Some, including my favourite, the Pizza Cruda, have the ingredients added after the base is cooked.  This one is  more or less a Caprese salad on a pizza  - the  buffalo mozzarella, tomato and rocket version.  Delicious!  So many varieties - so little time.

Pizza cruda











We would be reluctant to leave Piedmont if we weren't heading for the south of France.

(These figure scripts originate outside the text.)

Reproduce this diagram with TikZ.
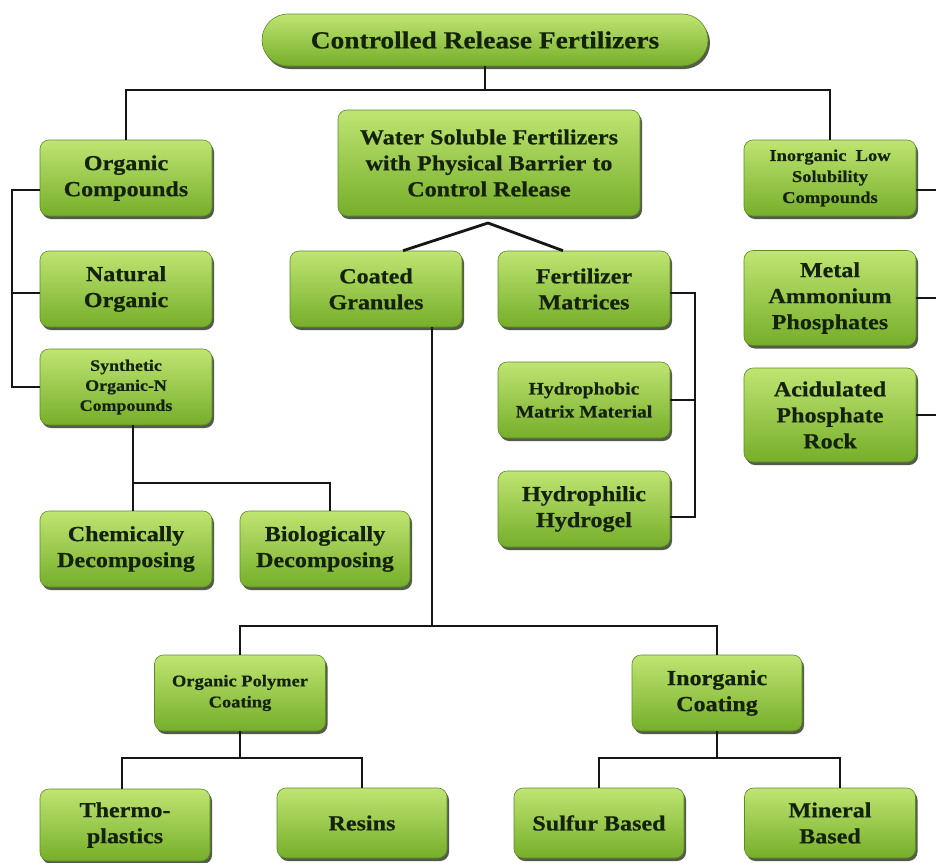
\documentclass[tikz,border=0pt]{standalone}
\usepackage{fontspec}
\setmainfont{Liberation Serif}[BoldFeatures={FakeStretch=1.12,FakeBold=0.5}]
\usetikzlibrary{shadows,calc}
\definecolor{gtop}{HTML}{BFE572}
\definecolor{gbot}{HTML}{76AE2A}
\definecolor{gedge}{HTML}{5E8A26}
\definecolor{gshadow}{HTML}{36402C}
\definecolor{txt}{HTML}{14220A}
\definecolor{wire}{HTML}{161616}
\tikzset{
  box/.style={rounded corners=9pt, top color=gtop, bottom color=gbot,
    draw=gedge, line width=0.6pt, align=center, text=txt, inner sep=2pt,
    minimum width=172pt, minimum height=76pt,
    drop shadow={shadow xshift=2pt, shadow yshift=-3pt, fill=gshadow, opacity=0.85}},
  big/.style={font=\fontsize{21.5}{26}\selectfont\bfseries},
  small/.style={font=\fontsize{16}{20}\selectfont\bfseries},
  mid/.style={font=\fontsize{17.5}{23}\selectfont\bfseries},
  wire/.style={draw=wire, line width=2.8pt}
}
\begin{document}
\begin{tikzpicture}[x=1pt,y=-1pt]
\useasboundingbox (0,0) rectangle (936,862);
\fill[white] (0,0) rectangle (936,862);

% boxes
\node[box, rounded corners=26pt, minimum width=446pt, minimum height=52pt,
      font=\fontsize{24.5}{28}\selectfont\bfseries] (crf) at (485,40) {Controlled Release Fertilizers};
\node[box, big, minimum width=302pt, minimum height=106pt] (ws) at (489,163)
  {Water Soluble Fertilizers\\with Physical Barrier to\\Control Release};

\node[box, big] (oc) at (126,178) {Organic\\Compounds};
\node[box, big] (no) at (126,289) {Natural\\Organic};
\node[box, small] (so) at (126,387) {Synthetic\\Organic-N\\Compounds};
\node[box, big] (chem) at (126,549) {Chemically\\Decomposing};
\node[box, big, minimum width=170pt] (bio) at (325,549) {Biologically\\Decomposing};

\node[box, big] (cg) at (376,289) {Coated\\Granules};
\node[box, big] (fm) at (584,289) {Fertilizer\\Matrices};
\node[box, mid] (hpm) at (584,400) {Hydrophobic\\Matrix Material};
\node[box, big] (hh) at (584,509) {Hydrophilic\\Hydrogel};

\node[box, small, font=\fontsize{16.5}{21}\selectfont\bfseries] (ils) at (830,178) {Inorganic\ \ Low\\Solubility\\Compounds};
\node[box, big, minimum height=95pt] (map) at (830,298) {Metal\\Ammonium\\Phosphates};
\node[box, big, minimum height=94pt] (apr) at (830,415) {Acidulated\\Phosphate\\Rock};

\node[box, small, minimum width=171pt, font=\fontsize{16.5}{21}\selectfont\bfseries] (opc) at (240,693) {Organic Polymer\\Coating};
\node[box, big, minimum width=170pt] (ic) at (717,693) {Inorganic\\Coating};

\node[box, big, minimum width=170pt, minimum height=72pt] (tp) at (125,825) {Thermo-\\plastics};
\node[box, big, minimum width=170pt, minimum height=70pt] (res) at (362,823) {Resins};
\node[box, big, minimum width=170pt, minimum height=70pt] (sb) at (599,823) {Sulfur Based};
\node[box, big, minimum width=171pt, minimum height=70pt] (mb) at (830,823) {Mineral\\Based};

% junction points
\coordinate (tj) at (487,90);
\coordinate (lb) at (12,0);
\coordinate (sj) at (133,483);
\coordinate (bj) at (330,483);
\coordinate (ap) at (488,223);
\coordinate (mx) at (695,0);
\coordinate (rx) at (940,0);
\coordinate (cj) at (432,626);
\coordinate (pj) at (240,758);
\coordinate (ij) at (717,758);

% top level
\draw[wire] (crf.south) -- (crf.south |- tj);
\draw[wire] (oc.north) -- (oc.north |- tj) -- (ils.north |- tj) -- (ils.north);

% organic bracket
\draw[wire] ([yshift=-12pt]oc.west) -| (lb |- so.west) -- (so.west);
\draw[wire] ([yshift=-4pt]no.west) -- ([yshift=-4pt]no.west -| lb);

% synthetic children
\draw[wire] (so.south -| sj) -- (sj) -- (bj) -- (bj |- bio.north);
\draw[wire] (sj) -- (sj |- chem.north);

% water soluble split
\draw[wire] ([xshift=27pt]cg.north) -- (ap) -- ([xshift=-21pt]fm.north);

% matrices bracket
\draw[wire] ([yshift=-4pt]fm.east) -| ([yshift=-8pt]hh.east -| mx) -- ([yshift=-8pt]hh.east);
\draw[wire] (hpm.east) -- (hpm.east -| mx);

% inorganic bracket
\draw[wire] ([yshift=-12pt]ils.east) -| (apr.east -| rx) -- (apr.east);
\draw[wire] (map.east) -- (map.east -| rx);

% coated granules children
\draw[wire] (cg.south -| cj) -- (cj);
\draw[wire] (opc.north) |- (cj) -| (ic.north);

% organic polymer children
\draw[wire] (opc.south) -- (pj);
\draw[wire] ([xshift=-3pt]tp.north) |- (pj) -| (res.north);

% inorganic coating children
\draw[wire] (ic.south) -- (ij);
\draw[wire] (sb.north) |- (ij) -| ([xshift=10pt]mb.north);
\end{tikzpicture}
\end{document}
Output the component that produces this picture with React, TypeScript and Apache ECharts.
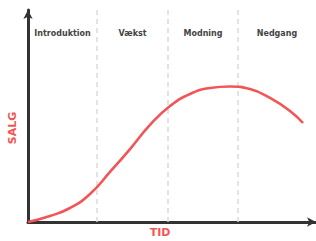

Spending a few days in this beautiful province I wonder why people continue to favour that tired old chestnut, Tuscany.  Piedmont is equally, if not more beautiful with the Alps surrounding it, the little terracotta villages sprawling across hills and excellent food and wine.




Bounet
A final word for dessert.  We haven't been eating many but a Piedmont specialty deserves mention. Bounet (in Piedmontese or Budino in Italian).  Generally made with hazelnuts, which grow prolifically in Piedmont, it is a sort of set chocolate custard.  Here's a recipe given to me by our wine tour host- the one we ate didn't have the caramelized sugar.  I haven't tested it, but please, you go ahead!


1/2 liter fresh milk
6 eggs
8 T. caster sugar
50 grams amaretti cookies
6 T cocoa powder
1 cup hazelnuts
sugar for carmelizing

Directions:
1. Toast hazelnuts and chop or grind.
2. In a bowl, put the milk, powdered sugar, amaretti, eggs and hazelnuts and whisk until combined.
3. Caramelize ¾ cup of  sugar and pour into the mold or molds.
4. Pour milk mixture into the mold and cook in the oven with a water bath at 180C  for about 45 minutes.
5. It is done when you insert a knife and it comes out clean.